Copy the lines of the data below exactly, starting at the first and stopping after the line that contains "plt.rcParams['mathtext.fontset'] = 'stix'"; include no pictures.

· · · · ·

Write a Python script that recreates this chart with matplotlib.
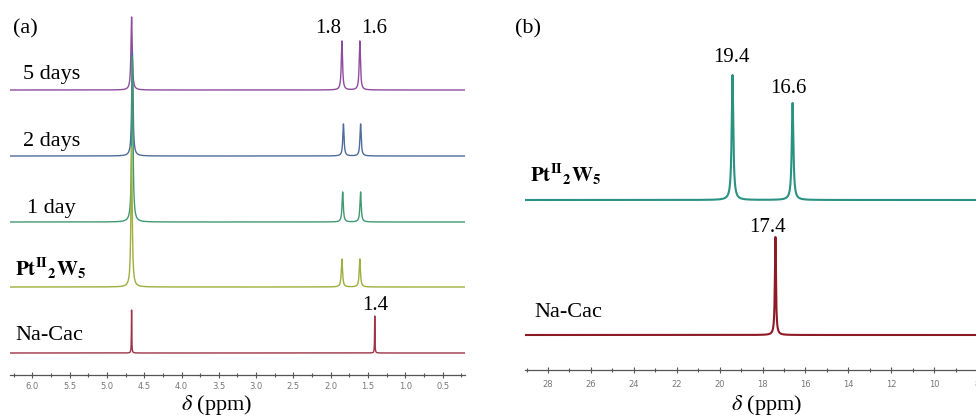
import numpy as np
import matplotlib
matplotlib.use("Agg")
import matplotlib.pyplot as plt
from matplotlib.ticker import MultipleLocator, FormatStrFormatter

plt.rcParams['font.family'] = ['Liberation Serif', 'DejaVu Serif']
plt.rcParams['mathtext.fontset'] = 'stix'

# ---------------- data ----------------
# Panel (a): 1H NMR, peak positions (ppm) and heights (arb.)
a_labels = ["5 days", "2 days", "1 day", r"$\mathbf{Pt^{II}{}_{2}W_{5}}$", "Na-Cac"]
a_peak_pos = [[4.67, 1.85, 1.61],
              [4.66, 1.83, 1.60],
              [4.66, 1.84, 1.60],
              [4.67, 1.85, 1.61],
              [4.67, 1.41]]
a_peak_h = [[73, 49, 49],
            [104, 32, 32],
            [165, 30, 30],
            [140, 28, 28],
            [43, 37]]
a_colors = ["#8e4c9c", "#4d6c9c", "#3f9a72", "#9fae3e", "#9c3446"]
a_annot = ["1.8", "1.6", "1.4"]

# Panel (b): 31P NMR
b_labels = [r"$\mathbf{Pt^{II}{}_{2}W_{5}}$", "Na-Cac"]
b_peak_pos = [[19.4, 16.6], [17.4]]
b_peak_h = [[125, 97], [98]]
b_colors = ["#2a9282", "#8e1a26"]
b_annot = ["19.4", "16.6", "17.4"]

W, H = 976, 417
fig = plt.figure(figsize=(W / 100, H / 100), dpi=100)


def fx(px):
    return px / W


def fy(py):
    return 1 - py / H


def spectrum(x, pos, hts, gam):
    y = np.zeros_like(x)
    for p, h in zip(pos, hts):
        y += h * gam**2 / ((x - p) ** 2 + gam**2)
    return y


def style_axis(ax, major, minor, fmt):
    for s in ["left", "top", "right"]:
        ax.spines[s].set_visible(False)
    ax.spines["bottom"].set_color("#555555")
    ax.spines["bottom"].set_linewidth(0.9)
    ax.set_yticks([])
    ax.xaxis.set_major_locator(MultipleLocator(major))
    ax.xaxis.set_minor_locator(MultipleLocator(minor))
    ax.xaxis.set_major_formatter(FormatStrFormatter(fmt))
    ax.tick_params(axis="x", which="major", direction="inout", length=4, width=0.8,
                   color="#555555", labelsize=6, labelcolor="#777777", pad=3)
    ax.tick_params(axis="x", which="minor", direction="inout", length=3, width=0.8,
                   color="#555555")
    ax.patch.set_alpha(0)
    for lab in ax.get_xticklabels():
        lab.set_family("DejaVu Sans")


# ---------------- panel (a) ----------------
axa = fig.add_axes([fx(10), 1 - 375 / H, 455 / W, 375 / H])
xa = np.linspace(6.3, 0.2, 40000)
a_offsets = [285, 219, 153, 88, 22]
a_gam = [0.010, 0.010, 0.010, 0.010, 0.003]
for i in range(len(a_labels)):
    y = a_offsets[i] + spectrum(xa, a_peak_pos[i], a_peak_h[i], a_gam[i])
    axa.plot(xa, y, color=a_colors[i], lw=1.0, zorder=2 + i)
axa.set_xlim(6.3, 0.2)
axa.set_ylim(0, 375)
style_axis(axa, 0.5, 0.25, "%.1f")

fig.text(fx(13), fy(33), "(a)", fontsize=16, ha="left", va="baseline")
a_label_xy = [(23, 79), (23, 146), (27, 213), (15, 276), (15, 340)]
a_label_size = [16, 16, 16, 15, 16]
for lab, (lx, ly), fs in zip(a_labels, a_label_xy, a_label_size):
    fig.text(fx(lx), fy(ly), lab, fontsize=fs, ha="left", va="baseline")
a_annot_xy = [(328, 33), (374, 33), (375, 310)]
for lab, (lx, ly) in zip(a_annot, a_annot_xy):
    fig.text(fx(lx), fy(ly), lab, fontsize=15, ha="center", va="baseline")
fig.text(fx(217), fy(410), r"$\delta$ (ppm)", fontsize=16, ha="center", va="baseline")

# ---------------- panel (b) ----------------
axb = fig.add_axes([fx(525), 1 - 370 / H, 480 / W, 370 / H])
xb = np.linspace(29.1, 6.7, 30000)
b_offsets = [170, 35]
b_gam = [0.045, 0.03]
for i in range(len(b_labels)):
    y = b_offsets[i] + spectrum(xb, b_peak_pos[i], b_peak_h[i], b_gam[i])
    axb.plot(xb, y, color=b_colors[i], lw=1.5, zorder=2 + i)
axb.set_xlim(29.07, 6.7)
axb.set_ylim(0, 370)
style_axis(axb, 2, 1, "%d")
axb.tick_params(axis="x", which="major", pad=5)

fig.text(fx(515), fy(33), "(b)", fontsize=16, ha="left", va="baseline")
b_label_xy = [(530, 182), (534, 317)]
b_label_size = [15, 16]
for lab, (lx, ly), fs in zip(b_labels, b_label_xy, b_label_size):
    fig.text(fx(lx), fy(ly), lab, fontsize=fs, ha="left", va="baseline")
b_annot_xy = [(731, 62), (788, 93), (767, 232)]
for lab, (lx, ly) in zip(b_annot, b_annot_xy):
    fig.text(fx(lx), fy(ly), lab, fontsize=15, ha="center", va="baseline")
fig.text(fx(767), fy(410), r"$\delta$ (ppm)", fontsize=16, ha="center", va="baseline")

fig.savefig("out.png", dpi=100)
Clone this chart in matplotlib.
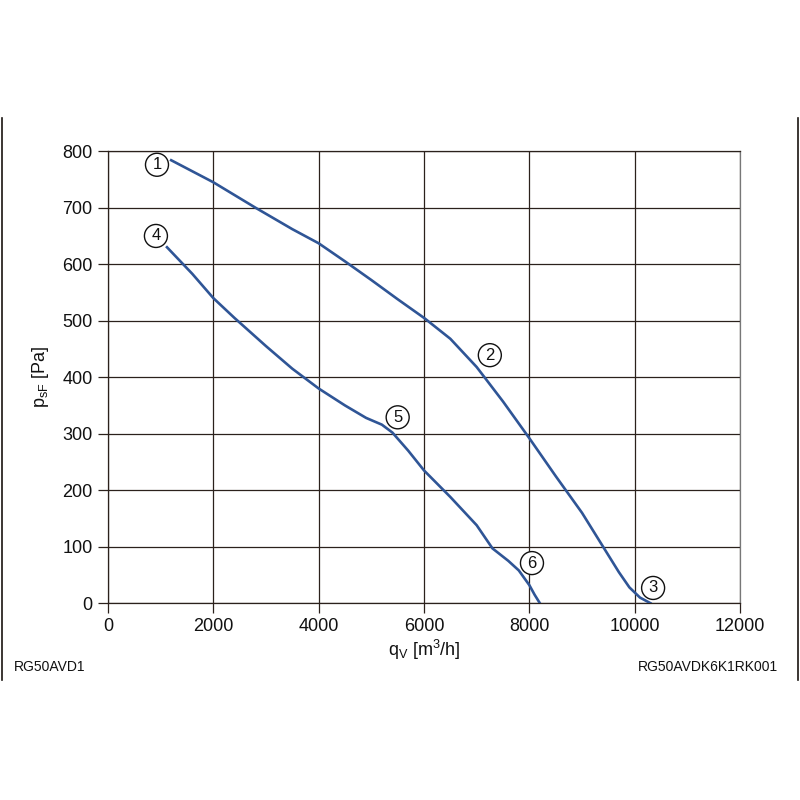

· · · · ·

● ANSWER FOR THIS EXERCISE
Write a Python script that recreates this chart with matplotlib.
import numpy as np
import matplotlib
matplotlib.use("Agg")
import matplotlib.pyplot as plt
from matplotlib.ticker import MultipleLocator, FormatStrFormatter

plt.rcParams['font.family'] = ['Liberation Serif', 'DejaVu Serif']
plt.rcParams['mathtext.fontset'] = 'stix'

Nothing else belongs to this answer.